A Complicated Private Life
As large as Brando’s career was, his private life was equally turbulent. He had numerous relationships, several marriages, and many children. His family life was marked by tragedy, including the death of his daughter Cheyenne and the conviction of his son Christian following the death of Dag Drollet. These events deeply affected him and left lasting scars.
Brando gradually withdrew from Hollywood, grew increasingly distrustful of fame and the industry, and often spoke bitterly about money and celebrity culture. At the same time, he remained an unmatched benchmark for generations of actors.
Why Marlon Brando Still Matters Today
Brando was not just a great actor. He was a turning point. Before him, film acting tended to be controlled, polished, and clearly enunciated. After him, it could be fractured, hesitant, messy, and raw. He made imperfection cinematic.

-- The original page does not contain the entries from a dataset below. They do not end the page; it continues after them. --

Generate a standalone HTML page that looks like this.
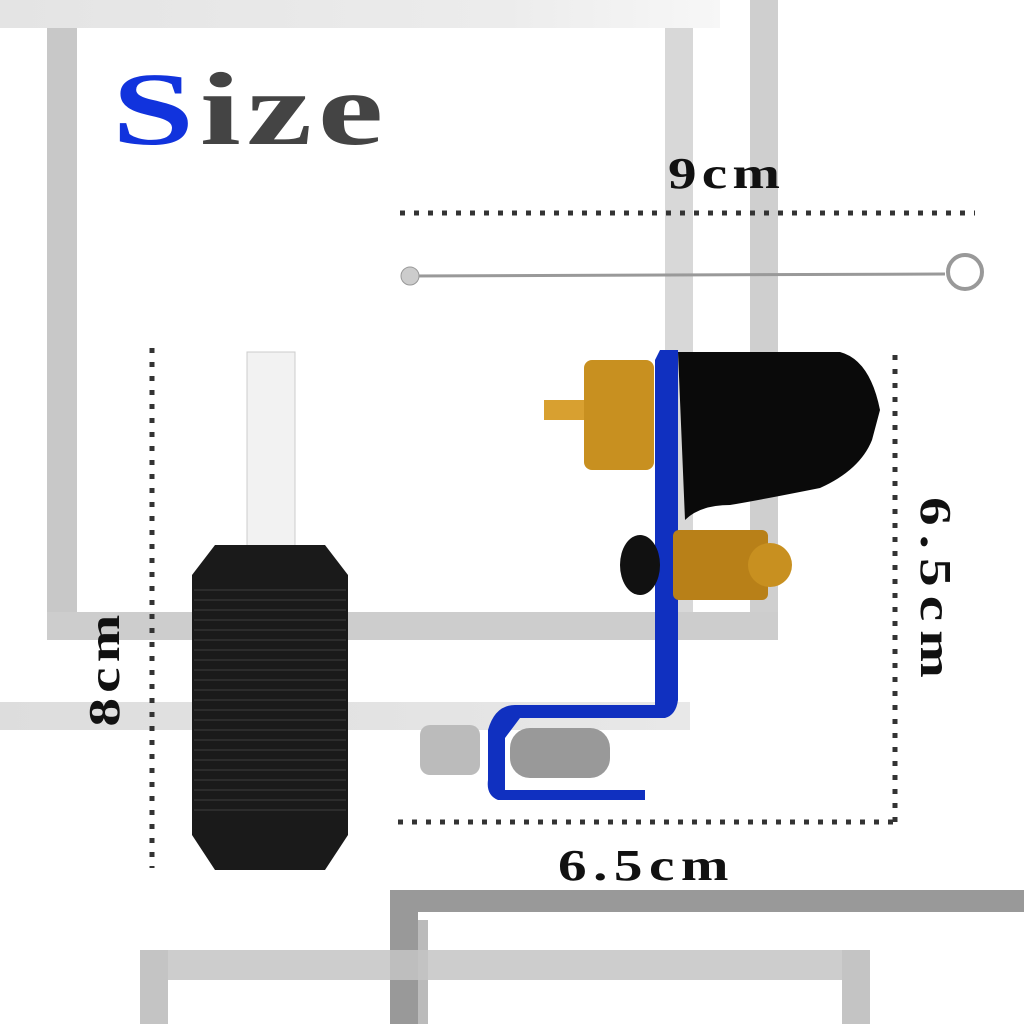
<!DOCTYPE html>
<html><head><style>
body{margin:0;width:1024px;height:1024px;background:#fff;position:relative;overflow:hidden;font-family:"Liberation Serif",serif}
.b{position:absolute}
.t{position:absolute;font-weight:bold;color:#111;white-space:nowrap;line-height:1}
</style></head><body>
<div class="b" style="left:0;top:0;width:720px;height:28px;background:linear-gradient(90deg,#e4e4e4,#ececec 70%,#f7f7f7)"></div>
<div class="b" style="left:47px;top:28px;width:30px;height:612px;background:#c8c8c8"></div>
<div class="b" style="left:665px;top:28px;width:28px;height:600px;background:#d8d8d8"></div>
<div class="b" style="left:750px;top:0;width:28px;height:640px;background:#cfcfcf"></div>
<div class="b" style="left:47px;top:612px;width:731px;height:28px;background:#cdcdcd"></div>
<div class="b" style="left:0;top:702px;width:690px;height:28px;background:linear-gradient(90deg,#ddd,#e8e8e8)"></div>
<div class="b" style="left:390px;top:890px;width:634px;height:22px;background:#999"></div>
<div class="b" style="left:390px;top:890px;width:28px;height:134px;background:#999"></div>
<div class="b" style="left:418px;top:920px;width:10px;height:104px;background:#bbb"></div>
<div class="b" style="left:140px;top:950px;width:730px;height:30px;background:#c4c4c4;opacity:.85"></div>
<div class="b" style="left:140px;top:950px;width:28px;height:74px;background:#c4c4c4"></div>
<div class="b" style="left:842px;top:950px;width:28px;height:74px;background:#c4c4c4"></div>

<div class="t" style="left:112px;top:58px;font-size:104px;letter-spacing:4px;transform:scaleX(1.42);transform-origin:0 0"><span style="color:#1133dd">S</span><span style="color:#444">ize</span></div>
<div class="t" style="left:668px;top:152px;font-size:44px;letter-spacing:4px;transform:scaleX(1.3);transform-origin:0 0">9cm</div>
<div class="t" style="left:558px;top:844px;font-size:44px;letter-spacing:5px;transform:scaleX(1.3);transform-origin:0 0">6.5cm</div>
<div class="t" style="left:935px;top:592px;font-size:44px;letter-spacing:7px;transform:translate(-50%,-50%) rotate(90deg) scaleX(1.3)">6.5cm</div>
<div class="t" style="left:105px;top:668px;font-size:44px;letter-spacing:4px;transform:translate(-50%,-50%) rotate(-90deg) scaleX(1.3)">8cm</div>

<svg class="b" style="left:0;top:0" width="1024" height="1024">
<g stroke="#333" stroke-width="5" stroke-dasharray="5 9" fill="none">
<line x1="400" y1="213" x2="975" y2="213"/>
<line x1="398" y1="822" x2="895" y2="822"/>
<line x1="895" y1="355" x2="895" y2="822"/>
<line x1="152" y1="348" x2="152" y2="868"/>
</g>
<line x1="410" y1="276" x2="945" y2="274" stroke="#999" stroke-width="3"/>
<circle cx="410" cy="276" r="9" fill="#ccc" stroke="#999"/>
<circle cx="965" cy="272" r="17" fill="none" stroke="#999" stroke-width="4"/>
<rect x="247" y="352" width="48" height="195" fill="#f2f2f2" stroke="#ccc"/>
<path d="M215 545 H325 L348 575 V835 L325 870 H215 L192 835 V575 Z" fill="#1a1a1a"/>
<g stroke="#333" stroke-width="1.5">
<path d="M194 590H346M194 600H346M194 610H346M194 620H346M194 630H346M194 640H346M194 650H346M194 660H346M194 670H346M194 680H346M194 690H346M194 700H346M194 710H346M194 720H346M194 730H346M194 740H346M194 750H346M194 760H346M194 770H346M194 780H346M194 790H346M194 800H346M194 810H346"/>
</g>
<path d="M678 352 H840 Q870 360 880 410 L872 440 Q860 470 820 488 Q760 500 730 505 Q700 505 685 520 Z" fill="#0a0a0a"/>
<rect x="584" y="360" width="70" height="110" rx="8" fill="#c89020"/>
<rect x="544" y="400" width="40" height="20" fill="#d8a030"/>
<path d="M660 350 H678 V700 Q676 715 665 718 H520 L505 738 V790 H645 V800 H498 Q486 795 488 780 V730 Q495 705 515 705 H655 V360 Z" fill="#1030c0"/>
<rect x="673" y="530" width="95" height="70" rx="6" fill="#b88018"/>
<circle cx="770" cy="565" r="22" fill="#c89020"/>
<ellipse cx="640" cy="565" rx="20" ry="30" fill="#111"/>
<rect x="510" y="728" width="100" height="50" rx="20" fill="#999"/>
<rect x="420" y="725" width="60" height="50" rx="10" fill="#bbb"/>
</svg>
</body></html>
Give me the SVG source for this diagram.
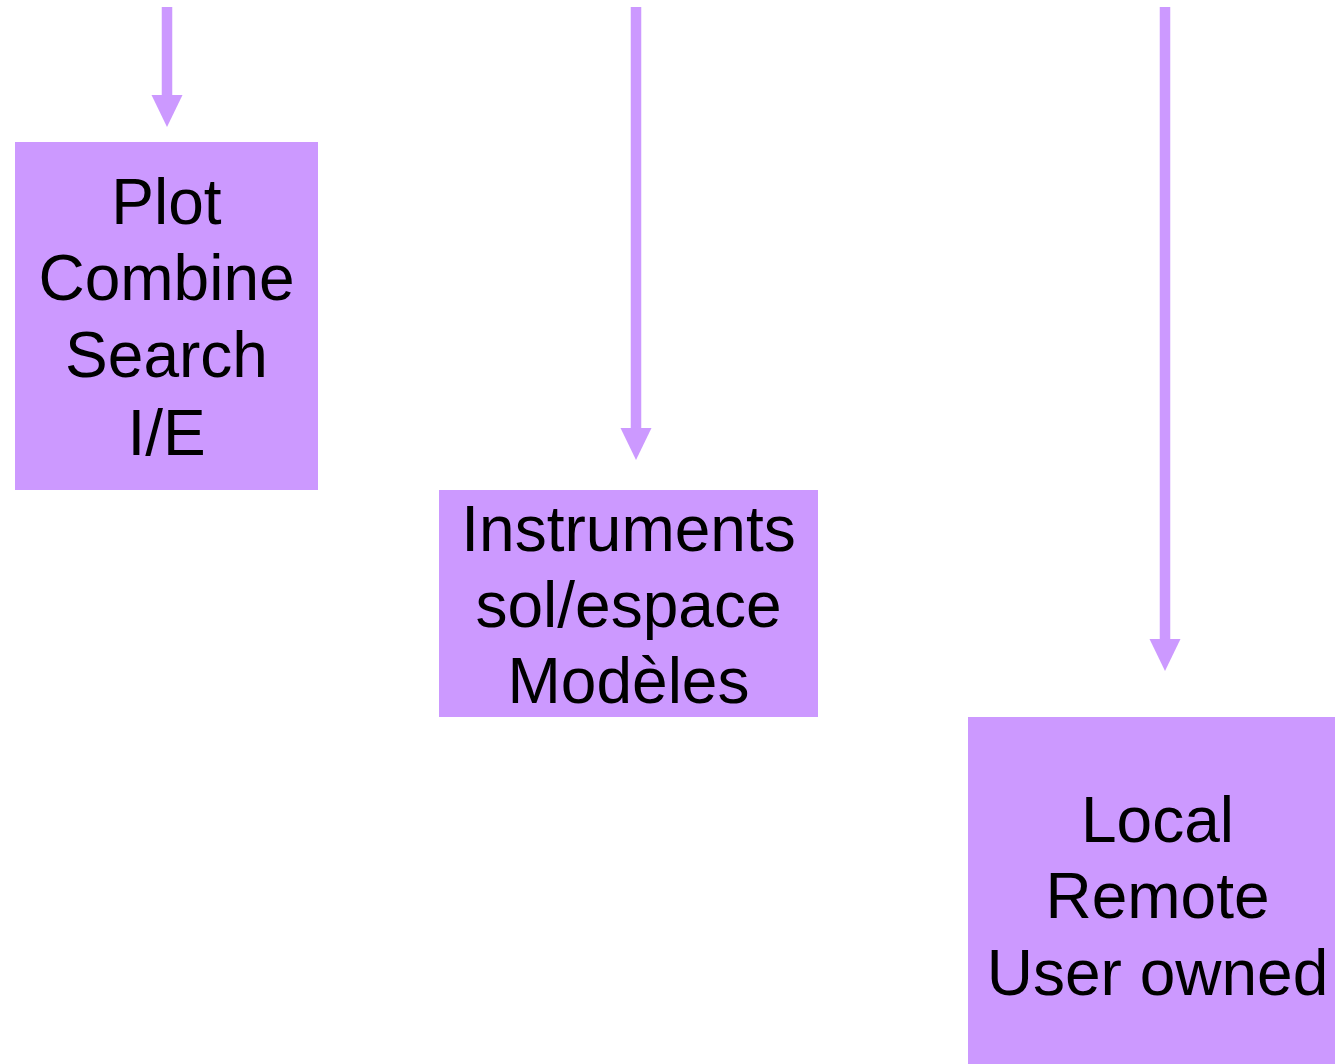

That is why his work still feels modern. His best performances are not museum pieces, but alive. Stanley Kowalski, Terry Malloy, Don Vito Corleone, and Colonel Kurtz are not just characters from old films they are blueprints for an entire style of acting.
A Genius Not Easily Celebrated
On the 22nd anniversary of Marlon Brando’s death, one thing stands out: he was too large to simply admire and too important to reduce to his flaws. He was revolutionary, contradictory, political, stubborn, and often difficult. He despised routine, polished perfection, and apparently even the idea of memorizing lines.
Perhaps that is exactly his legacy. Brando made acting less clean but more real. He showed that great art does not always come from control, but sometimes from resistance: against rules, against expectations, against Hollywood and sometimes even against the script itself.